At these spaces, “the critique is from a guy who lives down the street,” Ojo says, “the guy that understands some of the cultural signals and the code switching in the visual language that is central to the community and needs to be protected internally before heading to Chelsea.”
Plus, these dealers can provide access to Black collectors who have historically been shut out of buying Black art—a scenario that has placed Black artists in the position of “becoming wealth creators for traditionally white institutions and organizations,” says artist Alfred Conteh, who is represented by Kavi Gupta in Chicago along with Galerie Myrtis, a bulwark in Baltimore’s Black community, and has regular shows with September Gray, a Black-owned gallery in Atlanta.
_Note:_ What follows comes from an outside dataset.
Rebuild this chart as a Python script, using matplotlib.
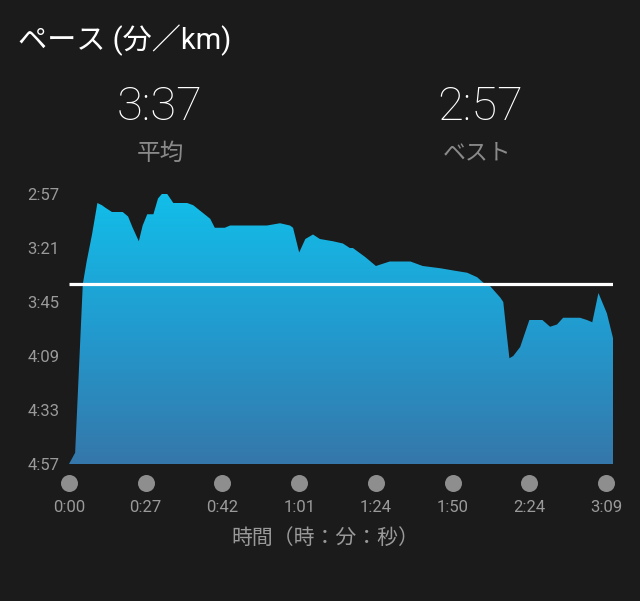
import numpy as np
import matplotlib.pyplot as plt
from matplotlib.colors import LinearSegmentedColormap
from matplotlib.transforms import blended_transform_factory

# distance position (tick units) and pace in seconds per km
pos = [0.0, 0.08, 0.12, 0.18, 0.23, 0.30, 0.37, 0.43, 0.47, 0.56, 0.70, 0.77,
       0.83, 0.91, 0.96, 1.02, 1.10, 1.16, 1.21, 1.28, 1.36, 1.54, 1.62, 1.84,
       1.90, 2.03, 2.10, 2.58, 2.75, 2.88, 2.92, 3.00, 3.08, 3.18, 3.27, 3.44,
       3.57, 3.66, 3.70, 3.86, 4.00, 4.18, 4.45, 4.61, 4.84, 5.01, 5.19, 5.32,
       5.42, 5.49, 5.62, 5.66, 5.71, 5.74, 5.79, 5.88, 5.94, 6.00, 6.17, 6.27,
       6.36, 6.44, 6.53, 6.66, 6.75, 6.82, 6.90, 7.01, 7.09]
pace = [297, 292, 262, 217, 207, 195, 181, 182, 183, 185, 185, 187,
        192, 198, 191, 186, 186, 179, 177, 177, 181, 181, 182, 188,
        192, 192, 191, 191, 190, 191, 192, 203, 197, 195, 197, 198,
        199, 201, 201, 205, 209, 207, 207, 209, 210, 211, 212, 214,
        217, 218, 223, 225, 241, 250, 249, 245, 239, 233, 233, 236,
        235, 232, 232, 232, 233, 234, 221, 230, 241]

tick_labels = ['0:00', '0:27', '0:42', '1:01', '1:24', '1:50', '2:24', '3:09']
y_ticks = [177, 201, 225, 249, 273, 297]
avg_pace = 217
best_pace = 177


def mmss(s):
    return f"{s // 60}:{s % 60:02d}"


bg = '#1b1b1b'
grey = '#9a9a9a'
fonts = ['Roboto', 'Noto Sans CJK JP', 'DejaVu Sans']
plt.rcParams['font.family'] = fonts

fig = plt.figure(figsize=(6.4, 6.01), dpi=100, facecolor=bg)
ax = fig.add_axes([69 / 640, 1 - 464 / 601, 544 / 640, 270 / 601])
ax.set_facecolor(bg)

x_end = pos[-1]
ax.set_xlim(0, x_end)
ax.set_ylim(297, 177)

# gradient area fill
poly = ax.fill_between(pos, pace, 297, color='none', lw=0)
cmap = LinearSegmentedColormap.from_list('pace', ['#3577aa', '#229bcf', '#12bee9'])
grad = np.linspace(0, 1, 256).reshape(-1, 1)
img = ax.imshow(grad, cmap=cmap, aspect='auto', origin='lower',
                extent=[0, x_end, 297, 177], zorder=1)
img.set_clip_path(poly.get_paths()[0], transform=ax.transData)
ax.set_ylim(297, 177)

# average line
ax.hlines(avg_pace, 0, x_end, color='white', lw=2.3, zorder=3)

for s in ax.spines.values():
    s.set_visible(False)

ax.set_yticks(y_ticks, [mmss(v) for v in y_ticks])
ax.set_xticks(range(len(tick_labels)), tick_labels)
ax.tick_params(axis='y', length=0, pad=7, labelsize=12, labelcolor=grey)
ax.tick_params(axis='x', length=0, pad=26, labelsize=12, labelcolor=grey)

# grey dots under the axis
trans = blended_transform_factory(ax.transData, ax.transAxes)
ax.scatter(range(len(tick_labels)), [-0.07] * len(tick_labels), s=150,
           color='#8e8e8e', transform=trans, clip_on=False, zorder=4, lw=0)

fig.text(0.508, 1 - 538 / 601, '時間（時：分：秒）', ha='center', va='center',
         fontsize=15, color=grey)

fig.text(18 / 640, 1 - 40 / 601, 'ペース (分／km)', ha='left', va='center',
         fontsize=21, color='white')

fig.text(0.25, 1 - 107 / 601, mmss(avg_pace), ha='center', va='center',
         fontsize=34, color='white', fontweight='light')
fig.text(0.25, 1 - 153 / 601, '平均', ha='center', va='center',
         fontsize=17, color='#8a8a8a')
fig.text(0.75, 1 - 107 / 601, mmss(best_pace), ha='center', va='center',
         fontsize=34, color='white', fontweight='light')
fig.text(0.746, 1 - 153 / 601, 'ベスト', ha='center', va='center',
         fontsize=16.5, color='#8a8a8a')

fig.savefig('out.png', dpi=100, facecolor=bg)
And the support should extend both ways: Black dealers have “as much acumen as anyone, but don’t have access because they are Black,” Conteh says.
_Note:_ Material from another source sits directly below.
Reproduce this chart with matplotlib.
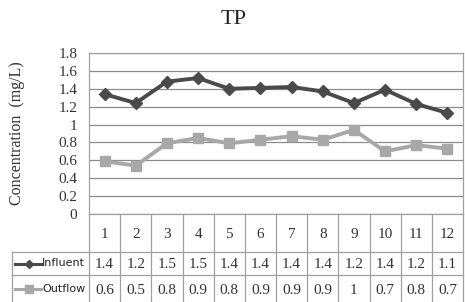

In redrawing these lines of legitimacy, Black artists not only give back to the community, but also re-engage it in a way that reflects the actual value of contemporary art—as opposed to the value made up by people who don’t even understand it in the first place.
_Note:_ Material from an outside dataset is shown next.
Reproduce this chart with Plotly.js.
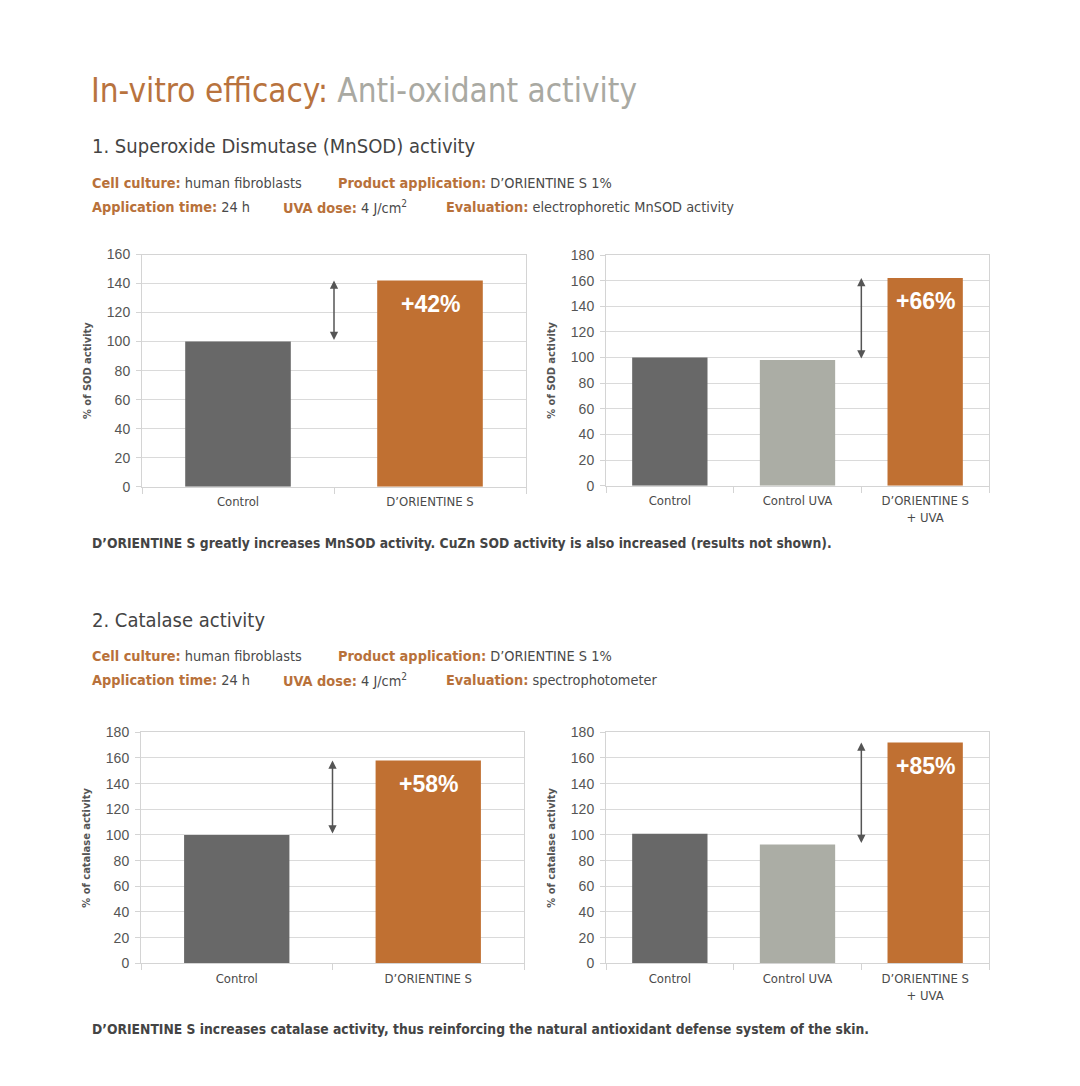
<!DOCTYPE html>
<html>
<head>
<meta charset="utf-8">
<script src="https://cdn.plot.ly/plotly-3.0.1.min.js"></script>
<style>html,body{margin:0;padding:0;background:#fff;}#chart{width:1080px;height:1086px;}</style>
</head>
<body>
<div id="chart"></div>
<script>
// ---- data ----
const sodCats1 = ['Control', 'D\u2019ORIENTINE S'];
const sodVals1 = [100, 142];
const sodLabel1 = '+42%';
const sodCats2 = ['Control', 'Control UVA', 'D\u2019ORIENTINE S<br>+ UVA'];
const sodVals2 = [100, 98, 162];
const sodLabel2 = '+66%';
const catCats1 = ['Control', 'D\u2019ORIENTINE S'];
const catVals1 = [100, 158];
const catLabel1 = '+58%';
const catCats2 = ['Control', 'Control UVA', 'D\u2019ORIENTINE S<br>+ UVA'];
const catVals2 = [101, 92.5, 172];
const catLabel2 = '+85%';
const sodRange1 = [0, 160];
const sodRange2 = [0, 180];
const catRange = [0, 180];
const sodTitle = '% of SOD activity';
const catTitle = '% of catalase activity';

const colors2 = ['#686868', '#C07032'];
const colors3 = ['#686868', '#ABADA5', '#C07032'];
const ORANGE = '#B8713A';
const TXT = '#4a4a4a';
const NARROW = '"DejaVu Sans Condensed", "Liberation Sans", Arial, sans-serif';
const SANS = '"Liberation Sans", Arial, sans-serif';

function bar(cats, vals, colors, n, w) {
  return {type: 'bar', x: cats, y: vals, width: w, marker: {color: colors, line: {width: 0}},
    xaxis: 'x' + (n === 1 ? '' : n), yaxis: 'y' + (n === 1 ? '' : n), hoverinfo: 'none', showlegend: false};
}
const traces = [
  bar(sodCats1, sodVals1, colors2, 1, 0.55),
  bar(sodCats2, sodVals2, colors3, 2, 0.59),
  bar(catCats1, catVals1, colors2, 3, 0.55),
  bar(catCats2, catVals2, colors3, 4, 0.59)
];

function xa(dom) {
  return {domain: dom, type: 'category', showgrid: false, showline: true, linecolor: '#d4d4d4', linewidth: 1,
    mirror: true, ticks: 'outside', tickson: 'boundaries', ticklen: 6, tickcolor: '#d4d4d4',
    ticklabelstandoff: 3,
    tickfont: {family: NARROW, size: 13, color: TXT}, fixedrange: true, zeroline: false};
}
function ya(dom, rng, title) {
  return {domain: dom, range: rng, dtick: 20, showgrid: true, gridcolor: '#dadada', gridwidth: 1,
    showline: true, linecolor: '#d4d4d4', mirror: true, ticks: 'outside', ticklen: 5, tickcolor: '#d4d4d4',
    ticklabelstandoff: 3,
    tickfont: {family: SANS, size: 14, color: '#555'}, zeroline: false, fixedrange: true,
    title: {text: '<b>' + title + '</b>', font: {family: NARROW, size: 11, color: '#555'}, standoff: 12}};
}
const W = 1080, H = 1086;
const px = (a, b) => [a / W, b / W];
const py = (top, bottom) => [1 - bottom / H, 1 - top / H];

const annotations = [];
function arrow(n, xpos, yLow, yHigh) {
  const s = n === 1 ? '' : n;
  annotations.push({xref: 'x' + s, yref: 'y' + s, axref: 'x' + s, ayref: 'y' + s,
    x: xpos, y: yHigh, ax: xpos, ay: yLow, text: '', showarrow: true, arrowside: 'end+start',
    arrowhead: 2, arrowsize: 1.1, arrowwidth: 1.5, arrowcolor: '#555', standoff: 0, startstandoff: 0});
}
function pct(n, cat, val, label) {
  const s = n === 1 ? '' : n;
  annotations.push({xref: 'x' + s, yref: 'y' + s, x: cat, y: val, yshift: -23, yanchor: 'middle',
    text: '<b>' + label + '</b>', showarrow: false, font: {family: SANS, size: 23, color: '#fff'}});
}
arrow(1, 0.5, sodVals1[0], sodVals1[1]); pct(1, sodCats1[1], sodVals1[1], sodLabel1);
arrow(2, 1.5, sodVals2[1], sodVals2[2]); pct(2, sodCats2[2], sodVals2[2], sodLabel2);
arrow(3, 0.5, catVals1[0], catVals1[1]); pct(3, catCats1[1], catVals1[1], catLabel1);
arrow(4, 1.5, catVals2[1], catVals2[2]); pct(4, catCats2[2], catVals2[2], catLabel2);

function txt(x, y, text, size, family, color) {
  annotations.push({xref: 'paper', yref: 'paper', x: x / W, y: 1 - y / H, xanchor: 'left', yanchor: 'middle',
    text: text, showarrow: false, font: {family: family, size: size, color: color}});
}
const o = s => '<span style="color:' + ORANGE + '"><b>' + s + '</b></span>';
txt(89, 90, '<span style="color:#B8733E">In-vitro efficacy:</span> <span style="color:#A9A9A2">Anti-oxidant activity</span>', 33, NARROW, '#A9A9A2');
txt(90, 146, '1. Superoxide Dismutase (MnSOD) activity', 20, NARROW, '#444');
txt(90, 183, o('Cell culture:') + ' human fibroblasts', 14.4, NARROW, TXT);
txt(336, 183, o('Product application:') + ' D\u2019ORIENTINE S 1%', 14.4, NARROW, TXT);
txt(90, 207, o('Application time:') + ' 24 h', 14.4, NARROW, TXT);
txt(281, 207, o('UVA dose:') + ' 4 J/cm<sup>2</sup>', 14.4, NARROW, TXT);
txt(444, 207, o('Evaluation:') + ' electrophoretic MnSOD activity', 14.4, NARROW, TXT);
txt(90, 543, '<b>D\u2019ORIENTINE S greatly increases MnSOD activity. CuZn SOD activity is also increased (results not shown).</b>', 13.75, NARROW, '#444');
txt(90, 620, '2. Catalase activity', 20, NARROW, '#444');
txt(90, 656, o('Cell culture:') + ' human fibroblasts', 14.4, NARROW, TXT);
txt(336, 656, o('Product application:') + ' D\u2019ORIENTINE S 1%', 14.4, NARROW, TXT);
txt(90, 680, o('Application time:') + ' 24 h', 14.4, NARROW, TXT);
txt(281, 680, o('UVA dose:') + ' 4 J/cm<sup>2</sup>', 14.4, NARROW, TXT);
txt(444, 680, o('Evaluation:') + ' spectrophotometer', 14.4, NARROW, TXT);
txt(90, 1029, '<b>D\u2019ORIENTINE S increases catalase activity, thus reinforcing the natural antioxidant defense system of the skin.</b>', 13.75, NARROW, '#444');

const layout = {
  width: W, height: H, margin: {l: 0, r: 0, t: 0, b: 0}, paper_bgcolor: '#fff', plot_bgcolor: '#fff',
  showlegend: false, font: {family: SANS, color: TXT},
  xaxis: xa(px(142, 526)), yaxis: ya(py(254.5, 486.7), sodRange1, sodTitle),
  xaxis2: xa(px(606, 989)), yaxis2: ya(py(255, 485.7), sodRange2, sodTitle),
  xaxis3: xa(px(141, 524)), yaxis3: ya(py(732.3, 963.3), catRange, catTitle),
  xaxis4: xa(px(606, 989)), yaxis4: ya(py(732.3, 963.3), catRange, catTitle),
  annotations: annotations
};
layout.xaxis.anchor = 'y'; layout.yaxis.anchor = 'x';
layout.xaxis2.anchor = 'y2'; layout.yaxis2.anchor = 'x2';
layout.xaxis3.anchor = 'y3'; layout.yaxis3.anchor = 'x3';
layout.xaxis4.anchor = 'y4'; layout.yaxis4.anchor = 'x4';

Plotly.newPlot('chart', traces, layout, {staticPlot: true, displayModeBar: false});
</script>
</body>
</html>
“We’re training a whole class of emerging collectors who are beginning to understand African visual literacy,” says Ojo. “When they have disposable income, they see the value in the things that they understand and enjoy,” instead of perpetuating a system where Black artists feel compelled to make work to accommodate a person who can’t see beyond “a Black body with a colorful shirt.”
A Network of Disruptors
Every two weeks, Ojo has a call with artist Nontsikelelo Mutiti and asks: “What keeps you whole and complete?”
He wants to remind artists that “there’s more than one path,” a fact that is “not understood by many Black cultural workers and producers because they only see what is being traded all the time.”
In that sense, Ojo is “not offering an alternative path,” Mutiti suggests, but “working to correct something that has been thrown out of balance.”
“I have a lot of issues with the broader sense of the way that professional development is often [deployed],” says Wheadon, “because it doesn’t focus on how to navigate this super precarious place where value is super subjective. So what does it mean to actually provide services that don’t promise an outcome that’s not necessarily attainable?”
Wheadon and her husband, Malik Lewis, started bldg.fund, an arts management company for artists of color. Urging artists to think outside of the traditional marketplace, its goal is to “find a solution that isn’t reproducing a system that’s fundamentally flawed,” she says, but to thrive within a wider ecosystem that’s both commercial and non-profit—while also exploring avenues not typically associated with building a career as an artist.
Currently the couple is managing an archival photographic project on Black local history by New Haven-based artist Alison Minto, taking an opportunity to link up a community-based artist with two community-based organizations: Stetson Library and Artspace New Haven.
Recently, a young artist told Wheadon that he was considering changing his work to accommodate a collector, and she said: “Is that the only place you want your work to live?”
“No,” she recalls him answering. “I want it to live in people’s homes, I want it to live in the community, I want it to live in museums, I want everything.”
“So then you should make everything,” she replied. “There’s no reason to limit what you’re producing based on a presumed outcome, which isn’t actually true.”